Note that the convolution theorem for discrete case only works if you can take that modulus. And that means at least one of the two functions, f or g, has to be periodic. The reason you can use convolution theorem with autocorrelations comes from the following definition of the autocorrelation.

$$C_n = \frac{1}{N}\sum_{m=0}^{N-1}f_m \bar{f}_{m-n\hspace{4px}mod N}$$

So with substitution $g_j = \bar{f}_{-j\hspace{4px}mod N}$ you have that inverse DFT of product of DFT of f and complex conjugate of DFT of f is equal to the above defintion of autocorrelation.

Note that both the convolution and autocorrelation in this derrivation have to be cyclic, or the entire thing simply does not work. Furthermore, notice that autocorrelation is taken relative to the mean of zero and is not normalized.

These are all perfectly good assumptions in signal processing. I assume your background is in DSP based on your name, so it makes perfect sense that you are used to dealing with autocorrelation in this way. The mean is going to be zero to within a DC offset for any signal. Furthermore, even if instead of a periodic signal you are analyzing a pulse, if you take a sufficiently large chunk of time around the pulse, it might as well be periodic. These things don't get in the way of you analyzing a signal.
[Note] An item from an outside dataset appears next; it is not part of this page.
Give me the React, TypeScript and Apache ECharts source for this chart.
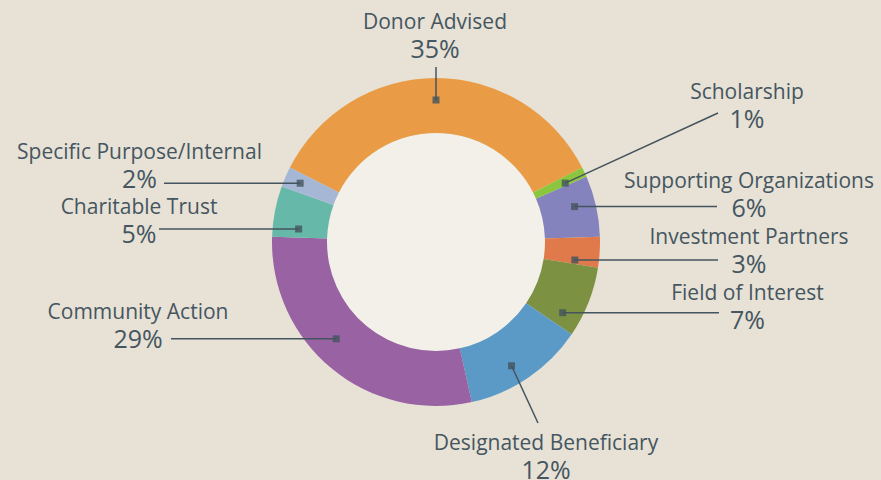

However, these assumptions are not true for an arbitrary statistical random variable you might want to consider for autocorrelation analysis. Since OP is looking at orientations of the lipids, the true mean of the data might have relevance, and it is certainly not cyclic in general. He might be looking at response to a pulse of some sort in which case the cyclic approximation is still valid, but we don't know that. And we don't know whether he has a large enough window for that. So the FFT method might produce erroneous results.

15. Nov 28, 2012

### PhilDSP

Very interesting. It's been quite a few years since I last worked in the field and had begun to look into the statistical side of things. A naive thought would be "why not simply normalize the mean of the data set to zero?" for data in general. But I suppose if you do that then new sets of data will not be compatible unless you continually normalize the total at every analysis run. And probably more importantly, doing that would assume the process generating the data is ergodic and Gaussian, wouldn't it? Which may be invalid assumptions.
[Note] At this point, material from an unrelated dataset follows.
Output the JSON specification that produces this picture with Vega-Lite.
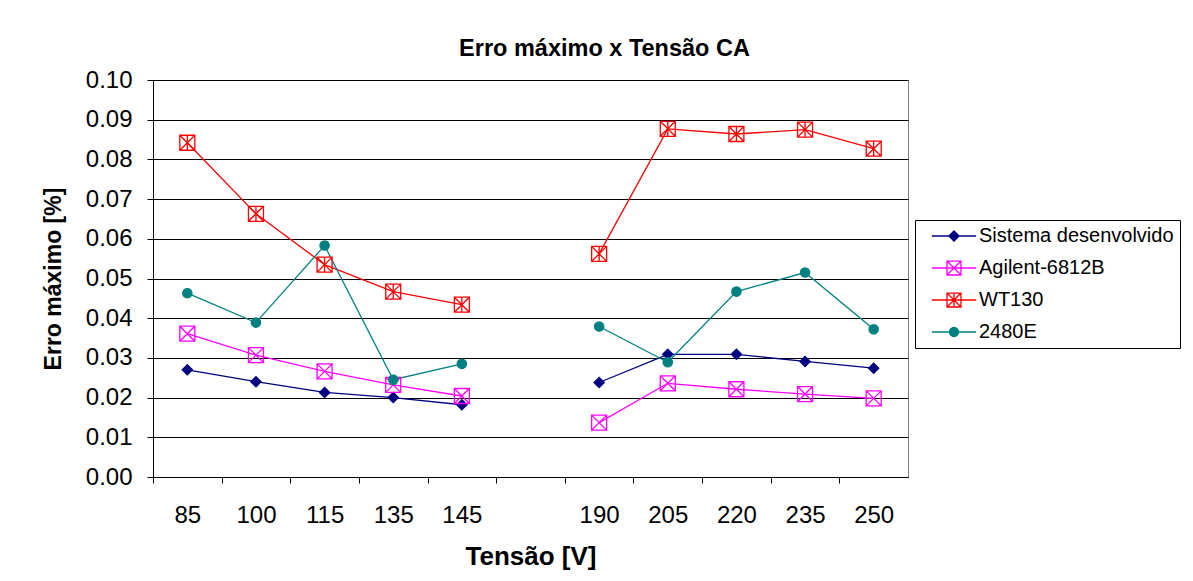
{
  "$schema": "https://vega.github.io/schema/vega-lite/v6.json",
  "width": 755,
  "height": 397,
  "autosize": "none",
  "padding": {"left": 153, "top": 80, "right": 285, "bottom": 104},
  "background": "white",
  "config": {
    "view": {"stroke": "#808080", "strokeWidth": 1},
    "font": "Liberation Sans"
  },
  "title": {
    "text": "Erro máximo x Tensão CA",
    "font": "Liberation Sans",
    "fontSize": 23.5,
    "fontWeight": "bold",
    "color": "black",
    "anchor": "middle",
    "frame": "group",
    "dx": 74,
    "offset": 8
  },
  "data": {
    "values": [
      {"tensao": "85", "serie": "Sistema desenvolvido", "erro": 0.0270},
      {"tensao": "100", "serie": "Sistema desenvolvido", "erro": 0.0240},
      {"tensao": "115", "serie": "Sistema desenvolvido", "erro": 0.0213},
      {"tensao": "135", "serie": "Sistema desenvolvido", "erro": 0.0200},
      {"tensao": "145", "serie": "Sistema desenvolvido", "erro": 0.0182},
      {"tensao": " ", "serie": "Sistema desenvolvido", "erro": null},
      {"tensao": "190", "serie": "Sistema desenvolvido", "erro": 0.0238},
      {"tensao": "205", "serie": "Sistema desenvolvido", "erro": 0.0309},
      {"tensao": "220", "serie": "Sistema desenvolvido", "erro": 0.0309},
      {"tensao": "235", "serie": "Sistema desenvolvido", "erro": 0.0291},
      {"tensao": "250", "serie": "Sistema desenvolvido", "erro": 0.0274},
      {"tensao": "85", "serie": "Agilent-6812B", "erro": 0.0361},
      {"tensao": "100", "serie": "Agilent-6812B", "erro": 0.0307},
      {"tensao": "115", "serie": "Agilent-6812B", "erro": 0.0266},
      {"tensao": "135", "serie": "Agilent-6812B", "erro": 0.0232},
      {"tensao": "145", "serie": "Agilent-6812B", "erro": 0.0204},
      {"tensao": " ", "serie": "Agilent-6812B", "erro": null},
      {"tensao": "190", "serie": "Agilent-6812B", "erro": 0.0137},
      {"tensao": "205", "serie": "Agilent-6812B", "erro": 0.0236},
      {"tensao": "220", "serie": "Agilent-6812B", "erro": 0.0221},
      {"tensao": "235", "serie": "Agilent-6812B", "erro": 0.0209},
      {"tensao": "250", "serie": "Agilent-6812B", "erro": 0.0198},
      {"tensao": "85", "serie": "WT130", "erro": 0.0842},
      {"tensao": "100", "serie": "WT130", "erro": 0.0663},
      {"tensao": "115", "serie": "WT130", "erro": 0.0535},
      {"tensao": "135", "serie": "WT130", "erro": 0.0467},
      {"tensao": "145", "serie": "WT130", "erro": 0.0434},
      {"tensao": " ", "serie": "WT130", "erro": null},
      {"tensao": "190", "serie": "WT130", "erro": 0.0562},
      {"tensao": "205", "serie": "WT130", "erro": 0.0877},
      {"tensao": "220", "serie": "WT130", "erro": 0.0864},
      {"tensao": "235", "serie": "WT130", "erro": 0.0875},
      {"tensao": "250", "serie": "WT130", "erro": 0.0827},
      {"tensao": "85", "serie": "2480E", "erro": 0.0463},
      {"tensao": "100", "serie": "2480E", "erro": 0.0389},
      {"tensao": "115", "serie": "2480E", "erro": 0.0583},
      {"tensao": "135", "serie": "2480E", "erro": 0.0245},
      {"tensao": "145", "serie": "2480E", "erro": 0.0285},
      {"tensao": " ", "serie": "2480E", "erro": null},
      {"tensao": "190", "serie": "2480E", "erro": 0.0379},
      {"tensao": "205", "serie": "2480E", "erro": 0.0289},
      {"tensao": "220", "serie": "2480E", "erro": 0.0467},
      {"tensao": "235", "serie": "2480E", "erro": 0.0515},
      {"tensao": "250", "serie": "2480E", "erro": 0.0372}
    ]
  },
  "encoding": {
    "x": {
      "field": "tensao",
      "type": "ordinal",
      "bandPosition": 0.5,
      "scale": {
        "type": "band",
        "domain": ["85", "100", "115", "135", "145", " ", "190", "205", "220", "235", "250"],
        "paddingInner": 0,
        "paddingOuter": 0
      },
      "axis": {
        "title": "Tensão [V]",
        "titleFont": "Liberation Sans",
        "titleFontSize": 26,
        "titleFontWeight": "bold",
        "titleColor": "black",
        "titlePadding": 16,
        "labelFont": "Liberation Sans",
        "labelFontSize": 24,
        "labelColor": "black",
        "labelAngle": 0,
        "labelPadding": 20,
        "tickOffset": -34.32,
        "labelOffset": 34.32,
        "tickSize": 6,
        "tickColor": "black",
        "domainColor": "black",
        "grid": false
      }
    },
    "y": {
      "field": "erro",
      "type": "quantitative",
      "scale": {"domain": [0, 0.1], "nice": false, "zero": true},
      "axis": {
        "title": "Erro máximo [%]",
        "titleFont": "Liberation Sans",
        "titleFontSize": 23,
        "titleFontWeight": "bold",
        "titleColor": "black",
        "titlePadding": 20,
        "values": [0, 0.01, 0.02, 0.03, 0.04, 0.05, 0.06, 0.07, 0.08, 0.09, 0.1],
        "format": ".2f",
        "labelFont": "Liberation Sans",
        "labelFontSize": 24,
        "labelColor": "black",
        "labelPadding": 15,
        "tickSize": 6,
        "tickColor": "black",
        "domainColor": "black",
        "grid": true,
        "gridColor": "black",
        "gridWidth": 1
      }
    },
    "stroke": {
      "field": "serie",
      "type": "nominal",
      "scale": {
        "domain": ["Sistema desenvolvido", "Agilent-6812B", "WT130", "2480E"],
        "range": ["#000080", "#FF00FF", "#FF0000", "#008080"]
      },
      "legend": {
        "title": null,
        "orient": "none",
        "legendX": 762,
        "legendY": 140,
        "padding": 6,
        "strokeColor": "black",
        "fillColor": "white",
        "labelFont": "Liberation Sans",
        "labelFontSize": 20,
        "labelColor": "black",
        "labelOffset": 15,
        "symbolOffset": 23,
        "symbolSize": 225,
        "symbolStrokeWidth": 1.3,
        "rowPadding": 12,
        "labelLimit": 400,
        "encoding": {
          "symbols": {
            "shape": {
              "value": {
                "expr": "datum.value === 'Sistema desenvolvido' ? 'M-2.95,0H2.95M0,-0.68L0.68,0L0,0.68L-0.68,0Z' : datum.value === 'Agilent-6812B' ? 'M-2.95,0H2.95M-0.93,-0.93H0.93V0.93H-0.93ZM-0.93,-0.93L0.93,0.93M-0.93,0.93L0.93,-0.93' : datum.value === 'WT130' ? 'M-2.95,0H2.95M-0.93,-0.93H0.93V0.93H-0.93ZM-0.93,-0.93L0.93,0.93M-0.93,0.93L0.93,-0.93M0,-0.93V0.93' : 'M-2.95,0H2.95M0.6,0L0.554,0.23L0.424,0.424L0.23,0.554L0,0.6L-0.23,0.554L-0.424,0.424L-0.554,0.23L-0.6,0L-0.554,-0.23L-0.424,-0.424L-0.23,-0.554L0,-0.6L0.23,-0.554L0.424,-0.424L0.554,-0.23Z'"
              }
            }
          }
        }
      }
    }
  },
  "layer": [
    {
      "mark": {"type": "line", "strokeWidth": 1.3, "invalid": "break-paths-show-domains"}
    },
    {
      "transform": [{"filter": "datum.serie === 'Sistema desenvolvido'"}],
      "mark": {"type": "point", "opacity": 1, "strokeWidth": 1.3, "size": 225, "shape": "M0,-0.68L0.68,0L0,0.68L-0.68,0Z"},
      "encoding": {
        "fill": {
          "field": "serie",
          "type": "nominal",
          "scale": {
            "domain": ["Sistema desenvolvido", "Agilent-6812B", "WT130", "2480E"],
            "range": ["#000080", "transparent", "transparent", "#008080"]
          }
        }
      }
    },
    {
      "transform": [{"filter": "datum.serie === 'Agilent-6812B'"}],
      "mark": {"type": "point", "opacity": 1, "strokeWidth": 1.3, "size": 225, "shape": "M-1,-1H1V1H-1ZM-1,-1L1,1M-1,1L1,-1"},
      "encoding": {
        "fill": {"field": "serie", "type": "nominal"}
      }
    },
    {
      "transform": [{"filter": "datum.serie === 'WT130'"}],
      "mark": {"type": "point", "opacity": 1, "strokeWidth": 1.3, "size": 225, "shape": "M-1,-1H1V1H-1ZM-1,-1L1,1M-1,1L1,-1M0,-1V1"},
      "encoding": {
        "fill": {"field": "serie", "type": "nominal"}
      }
    },
    {
      "transform": [{"filter": "datum.serie === '2480E'"}],
      "mark": {"type": "point", "opacity": 1, "strokeWidth": 1.3, "size": 225, "shape": "M0.62,0L0.573,0.237L0.438,0.438L0.237,0.573L0,0.62L-0.237,0.573L-0.438,0.438L-0.573,0.237L-0.62,0L-0.573,-0.237L-0.438,-0.438L-0.237,-0.573L0,-0.62L0.237,-0.573L0.438,-0.438L0.573,-0.237Z"},
      "encoding": {
        "fill": {"field": "serie", "type": "nominal"}
      }
    }
  ]
}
I'd like to find a very high level overview of how the statistical considerations can be analyzed through the method of moments, higher order moments, cumulants, correlation matrices, covariance matrices and regression. The baffling thing there is that multi-dimensional FFT's can be used to generate the higher order moment information.

Last edited: Nov 28, 2012
16. Nov 28, 2012

### K^2

Data being normally distributed is assumed pretty much either way. It's not a bad assumption, all things considering. You really only need to know that estimate of the mean improves as the $\sigma \sqrt{N}$, and you can pretty much guarantee that with enough data points.

Ergodicity is a big assumption here, yes. But it's present in both treatments of the problem. Otherwise, instead of having a common mean and variance, each data point has its own. The autocorrelation, then, is not a vector, but a tensor.

$$C_{ij} = \frac{<(F_i-\mu_i)(F_j-\mu_j)>}{\sigma_i \sigma_j}$$

Here, by Fi I mean the random variable that will give me possible values of fi. Naturally, this is a mess, and probably won't tell OP anything useful. Once we assume that all Fi are the same, but not necessarily independent, we can simplify this autocorrelation to a vector, with statistics for expectation values being gathered directly from data points of a single run.

And like I mentioned earlier, if μ and σ are gathered from the same run, that naturally introduces a bias. But there might be no way around that.

Once all these things are given, your approach is entirely valid. You can simply compute fi-μ, get autocorrelation from that, and normalize by σ² in the end. And if you were really dealing with a cyclic data set or a short pulse, whose duration is much shorter than your window, then you could do this with FFTs. But we don't know that from OP's description. Either way, the computations required here aren't that heavy. He's not losing much by doing this autocorrelation the brute force way. So it's safer just to do that.

17. Dec 7, 2012

### vjramana

Dear K^2,

When I calculate the autocorrelation function for 4000 frames with 1800 (tcorr) as for correlation time. I get negative values after about 600 frame and the graph approach towards tcorr=0.

In the literature it is stated as 'caging' effect. What is really means by caging effect?

Since my simulation is in crystal state ( not liquid crystal as most of the work published), can I accept the negative value is due to the 'caging' effect?

Regards